▶ COLLECTED DATA:
☆ ☆ ☆ ☆ ☆

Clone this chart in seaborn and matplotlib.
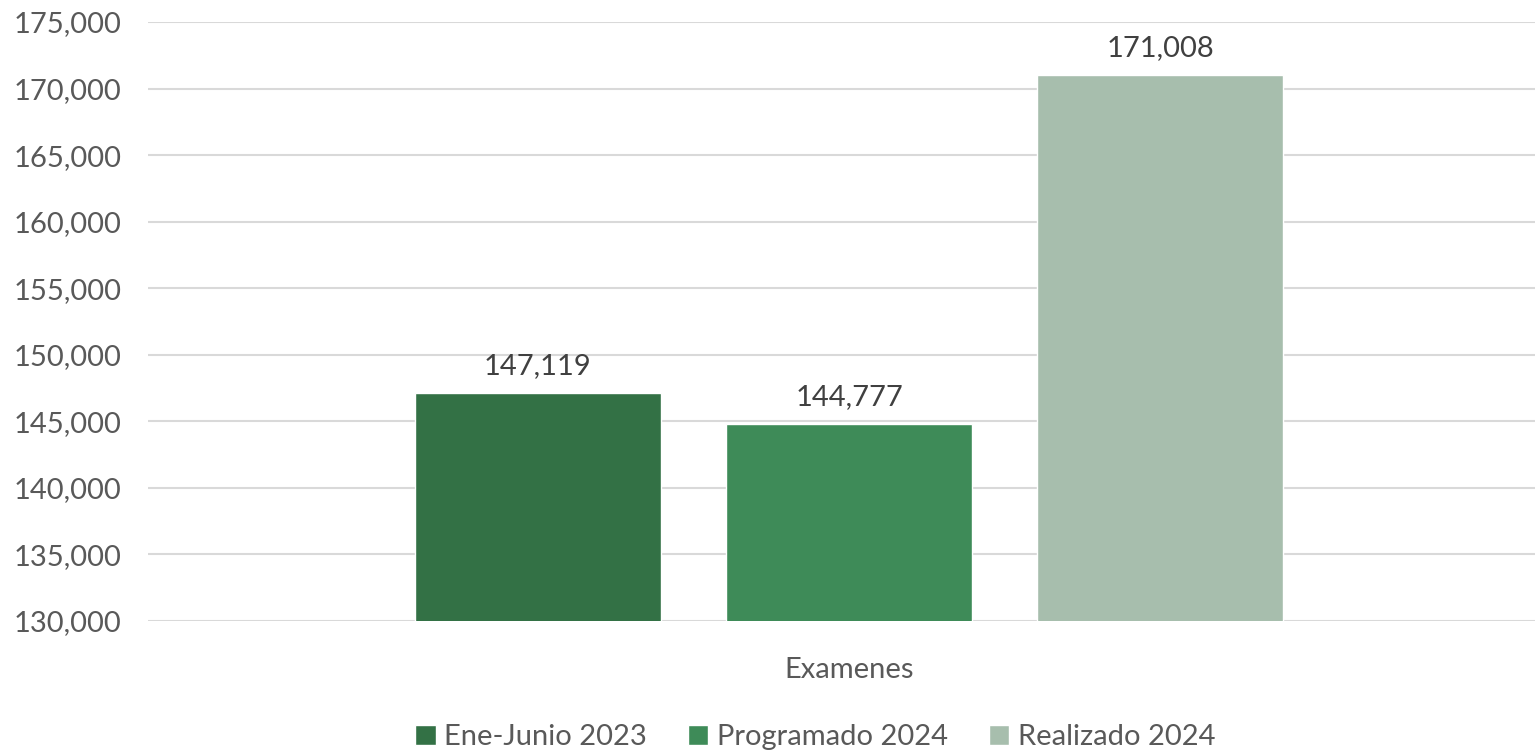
import matplotlib
matplotlib.use("Agg")
import matplotlib.pyplot as plt
import seaborn as sns
import pandas as pd
from matplotlib.ticker import FuncFormatter

# Werte aus dem Bild
categoria = ["Examenes"]
series = ["Ene-Junio 2023", "Programado 2024", "Realizado 2024"]
valores = [147119, 144777, 171008]
colores = ["#337145", "#3E8B58", "#A7BEAD"]

df = pd.DataFrame({
    "Cat": categoria * len(series),
    "Serie": series,
    "Valor": valores,
})

sns.set_theme(style="white")
plt.rcParams["font.family"] = ["Lato", "DejaVu Sans"]
texto = "#595959"

fig = plt.figure(figsize=(15.35, 7.51), dpi=100)
ax = fig.add_axes([148 / 1535, 1 - 621 / 751, (1535 - 148) / 1535, (621 - 22) / 751])

sns.barplot(data=df, x="Cat", y="Valor", hue="Serie", palette=colores,
            width=0.673, gap=0.21, saturation=1, ax=ax, legend=True)

ax.set_ylim(130000, 175000)
ax.set_xlim(-0.5055, 0.4945)
ax.set_yticks(range(130000, 175001, 5000))
ax.yaxis.set_major_formatter(FuncFormatter(lambda v, p: f"{int(v):,}"))
ax.grid(axis="y", color="#D9D9D9", linewidth=1.5)
ax.set_axisbelow(True)
for s in ax.spines.values():
    s.set_visible(False)
ax.tick_params(axis="y", length=0, labelsize=21, labelcolor=texto, pad=19)
ax.tick_params(axis="x", length=0, labelsize=21, labelcolor=texto, pad=26)
ax.set_xlabel("")
ax.set_ylabel("")

for c in ax.containers:
    ax.bar_label(c, labels=[f"{v:,.0f}" for v in c.datavalues],
                 padding=10, fontsize=21, color="#404040")

ax.legend(loc="lower center", bbox_to_anchor=(0.5 - 26 / 1387, -0.26), ncol=3,
          frameon=False, fontsize=21, labelcolor=texto, handlelength=0.7,
          handleheight=0.7, handletextpad=0.3, columnspacing=1.4)

fig.savefig("out.png", dpi=100)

☆ ☆ ☆ ☆ ☆

▶ AIM OF THE EXERCISE:
Extract the lines exactly, please: the first line of the listing, the line with "width=0.673, gap=0.21, saturation=1, ax=ax, legend=True)", and every line between them, but no pictures.

▶ EXERCISE RESULT:
Clone this chart in seaborn and matplotlib.
import matplotlib
matplotlib.use("Agg")
import matplotlib.pyplot as plt
import seaborn as sns
import pandas as pd
from matplotlib.ticker import FuncFormatter

# Werte aus dem Bild
categoria = ["Examenes"]
series = ["Ene-Junio 2023", "Programado 2024", "Realizado 2024"]
valores = [147119, 144777, 171008]
colores = ["#337145", "#3E8B58", "#A7BEAD"]

df = pd.DataFrame({
    "Cat": categoria * len(series),
    "Serie": series,
    "Valor": valores,
})

sns.set_theme(style="white")
plt.rcParams["font.family"] = ["Lato", "DejaVu Sans"]
texto = "#595959"

fig = plt.figure(figsize=(15.35, 7.51), dpi=100)
ax = fig.add_axes([148 / 1535, 1 - 621 / 751, (1535 - 148) / 1535, (621 - 22) / 751])

sns.barplot(data=df, x="Cat", y="Valor", hue="Serie", palette=colores,
            width=0.673, gap=0.21, saturation=1, ax=ax, legend=True)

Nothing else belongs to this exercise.